¿Todavía sigues enamorado de mí?, le pregunta la chilenita a Ricardo en “Travesuras de la niña mala”, y podría preguntárnoslo el propio Vargas Llosa a nosotros. A los que las palabras escritas nos parecían un laberinto, un trago de licor en la boca de un adolescente, una sonrisa para uno mismo. Podría decir, como dice el narrador en “Ciao, Verona” de Cortázar, que te amo, pero eso ya lo sabes desde siempre. Aprendimos a escribir sabiendo que me leerás, mientras alguien trata de sacarte de aquí, que levantarás la cabeza, con la palabra aun en la boca, para ver que la vida sigue.
Aprendimos que, en una crónica, quizá sea otra metáfora, lo que menos importa es el final, aunque se anuncie la muerte. Volvimos a Comala buscando a Pedro Páramo, porque uno siempre vuelve al pasado, y se encuentra a uno mismo. Viajamos a ciudades que teníamos que buscar en el mapa (porque no había internet) y recorrimos París tanto, que ya no queremos ir. Por si no es tan bonito como lo describen Cortázar y Vargas Llosa. Aprendimos de revoluciones, clandestinidad y sueños rotos. “No tengo más ambiciones que seguir aquí”, le dice Ricardo a su amigo Paúl. “Ya ves lo que te perdiste por cobarde”, le reprocha la chilenita. Y entre esas dos frases se resuelve la revolución cubana y la mitad de las historias de amor.

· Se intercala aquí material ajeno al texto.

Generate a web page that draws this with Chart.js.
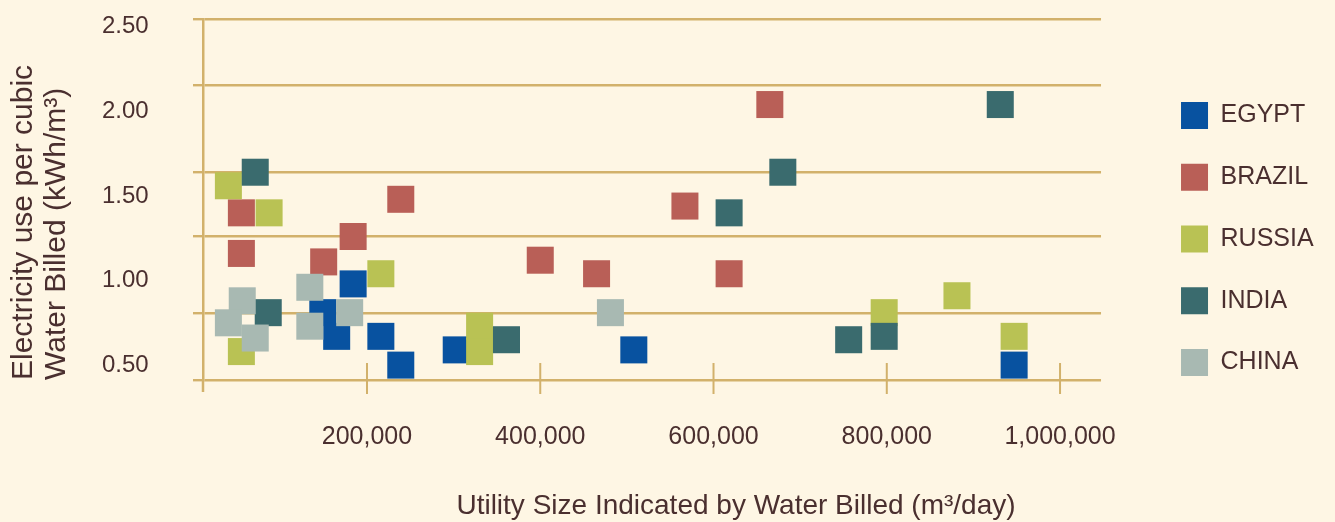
<!DOCTYPE html>
<html><head><meta charset="utf-8">
<script src="https://cdn.jsdelivr.net/npm/chart.js@4.4.1/dist/chart.umd.min.js"></script>
<style>html,body{margin:0;padding:0;background:#fef6e4;}canvas{display:block;}</style>
</head><body>
<canvas id="c" width="1335" height="522"></canvas>
<script>
const seriesNames = ['EGYPT', 'BRAZIL', 'RUSSIA', 'INDIA', 'CHINA'];
const egyptX  = [184000, 149000, 165000, 216000, 239000, 303000, 508000, 947000];
const egyptY  = [0.98, 0.81, 0.67, 0.67, 0.50, 0.59, 0.59, 0.50];
const brazilX = [55000, 55000, 239000, 184000, 150000, 665000, 567000, 400000, 465000, 618000];
const brazilY = [1.40, 1.16, 1.48, 1.26, 1.11, 2.04, 1.44, 1.12, 1.04, 1.04];
const russiaX = [40000, 87000, 216000, 55000, 330000, 330000, 881000, 797000, 947000];
const russiaY = [1.56, 1.40, 1.04, 0.58, 0.73, 0.58, 0.91, 0.81, 0.67];
const indiaX  = [71000, 86000, 680000, 618000, 361000, 931000, 797000, 756000];
const indiaY  = [1.64, 0.81, 1.64, 1.40, 0.65, 2.04, 0.67, 0.65];
const chinaX  = [134000, 56000, 40000, 71000, 134000, 180000, 481000];
const chinaY  = [0.96, 0.88, 0.75, 0.66, 0.73, 0.81, 0.81];

const xTickValues = [200000, 400000, 600000, 800000, 1000000];
const yTickValues = [0.5, 1.0, 1.5, 2.0, 2.5];
const gridLineValues = [0.412, 0.809, 1.264, 1.641, 2.157, 2.545];
const xRange = [10700, 1047300];
const yRange = [0.412, 2.545];

const seriesColors = ['#0852a0', '#b95f57', '#b9c254', '#3a6b6e', '#a8b9b2'];
const drawOrder = [3, 4, 2, 1, 0];
const gridColor = '#d2b16b';
const textColor = '#4a2f2f';
const FONT = '"Liberation Sans", Arial, Helvetica, sans-serif';

const seriesX = [egyptX, brazilX, russiaX, indiaX, chinaX];
const seriesY = [egyptY, brazilY, russiaY, indiaY, chinaY];

const datasets = seriesNames.map((name, i) => ({
  label: name,
  data: seriesX[i].map((x, j) => ({x: x, y: seriesY[i][j]})),
  backgroundColor: seriesColors[i],
  borderColor: seriesColors[i],
  borderWidth: 0,
  pointStyle: 'rect',
  pointRadius: 19.1,
  pointHoverRadius: 19.1,
  order: drawOrder[i]
}));

const yAllTicks = gridLineValues.concat(yTickValues).sort((a, b) => a - b);

const tickMarks = {
  id: 'tickMarks',
  beforeDatasetsDraw(chart) {
    const {ctx, chartArea, scales} = chart;
    const x = scales.x;
    ctx.save();
    ctx.strokeStyle = gridColor;
    ctx.beginPath();
    ctx.lineWidth = 2.5;
    ctx.moveTo(chartArea.left, chartArea.bottom);
    ctx.lineTo(chartArea.left, chartArea.bottom + 12);
    ctx.stroke();
    ctx.beginPath();
    ctx.lineWidth = 2;
    xTickValues.forEach(v => {
      const px = x.getPixelForValue(v);
      ctx.moveTo(px, chartArea.bottom - 17);
      ctx.lineTo(px, chartArea.bottom + 14);
    });
    ctx.stroke();
    ctx.restore();
  }
};

function zeroPad(s) { s.paddingTop = 0; s.paddingBottom = 0; s.paddingLeft = 0; s.paddingRight = 0; }

const LP = 148.4, RP = 11.4;

new Chart(document.getElementById('c'), {
  type: 'scatter',
  data: {datasets},
  plugins: [tickMarks],
  options: {
    responsive: false,
    animation: false,
    layout: {padding: {left: LP, right: RP, top: 16, bottom: 0}},
    scales: {
      x: {
        type: 'linear', position: 'bottom',
        min: xRange[0], max: xRange[1],
        afterBuildTicks: s => { s.ticks = xTickValues.map(v => ({value: v})); },
        afterFit: s => { s.height = 111.2; zeroPad(s); },
        grid: {display: false, drawTicks: false},
        border: {display: false},
        ticks: {
          autoSkip: false, maxRotation: 0, padding: 42,
          color: textColor, font: {family: FONT, size: 25},
          callback: v => Number(v).toLocaleString('en-US')
        }
      },
      y: {
        type: 'linear', position: 'left',
        min: yRange[0], max: yRange[1],
        afterBuildTicks: s => { s.ticks = yAllTicks.map(v => ({value: v})); },
        afterFit: s => { s.width = 203 - LP; zeroPad(s); },
        grid: {
          color: c => (c.tick && gridLineValues.includes(c.tick.value)) ? gridColor : 'rgba(0,0,0,0)',
          lineWidth: 2.4, drawTicks: true, tickLength: 10
        },
        border: {display: true, color: gridColor, width: 2.5},
        ticks: {
          autoSkip: false, mirror: true, padding: -101,
          color: textColor, font: {family: FONT, size: 24},
          callback: v => yTickValues.includes(v) ? Number(v).toFixed(2) : ''
        },
        title: {
          display: true, align: 'start',
          text: ['Electricity use per cubic', 'Water Billed (kWh/m\u00b3)'],
          color: textColor, font: {family: FONT, size: 30, lineHeight: '33px'},
          padding: {top: 24 - 16.5 - LP, bottom: 0}
        }
      },
      yR: {
        type: 'linear', position: 'right',
        afterFit: s => { s.width = 45.25; zeroPad(s); },
        grid: {display: false, drawTicks: false},
        border: {display: false},
        ticks: {display: false}
      }
    },
    plugins: {
      legend: {
        position: 'right', align: 'start',
        title: {display: true, text: '', font: {size: 10, lineHeight: 1}, padding: {top: 41.25, bottom: 0}},
        labels: {
          boxWidth: 27, boxHeight: 27, padding: 34.75,
          color: textColor, font: {family: FONT, size: 25},
          sort: (a, b) => a.datasetIndex - b.datasetIndex
        }
      },
      title: {
        display: true, position: 'bottom', align: 'center',
        text: 'Utility Size Indicated by Water Billed (m\u00b3/day)',
        color: textColor, font: {family: FONT, size: 28, weight: 'normal', lineHeight: 1.1},
        padding: 0
      },
      tooltip: {enabled: true}
    }
  }
});
</script>
</body></html>
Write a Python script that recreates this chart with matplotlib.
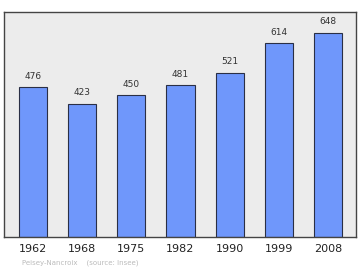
import matplotlib
matplotlib.use("Agg")
import matplotlib.pyplot as plt

years = ["1962", "1968", "1975", "1982", "1990", "1999", "2008"]
population = [476, 423, 450, 481, 521, 614, 648]

fig = plt.figure(figsize=(3.6, 2.7), dpi=100)
ax = fig.add_axes([0.011, 0.122, 0.978, 0.834])
ax.set_facecolor("#ececec")

x = range(len(years))
ax.bar(x, population, width=0.57, color="#6f97fb", edgecolor="#2a2f45", linewidth=0.8)
for xi, v in zip(x, population):
    ax.text(xi, v + 20, str(v), ha="center", va="bottom", fontsize=6.5, color="#333333")

ax.set_xlim(-0.59, 6.57)
ax.set_ylim(0, 714)
ax.set_yticks([])
ax.set_xticks(list(x))
ax.set_xticklabels(years, fontsize=8, color="#222222")
ax.tick_params(axis="x", length=0, pad=5)
for s in ax.spines.values():
    s.set_color("#444444")
    s.set_linewidth(1.0)

fig.text(0.06, 0.022, "Peisey-Nancroix    (source: Insee)", fontsize=5, color="#bbbbbb")

fig.savefig("out.png", dpi=100)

“El placer de ignorar un mundo al que nunca pertenecimos de veras, la esperanza de inventarnos otros sin prisa”, anota el narrador de “Ciao, Verona” y, en el fondo, resume lo que nos pasó con el realismo mágico. Realmente, ni era mágico, ni era real, solamente una vía de escape. Cuántas veces es más real lo que queremos que lo que vemos. No hay amor que no nazca así. De aquello, quizá solo quede cada vez que miramos el diccionario y los significados se nos quedan cortos, como artificiales las postales. Aprendimos a amar las palabras. Y para alimentarlo seguimos leyendo a Cortázar, a García Márquez y a Vargas Llosa.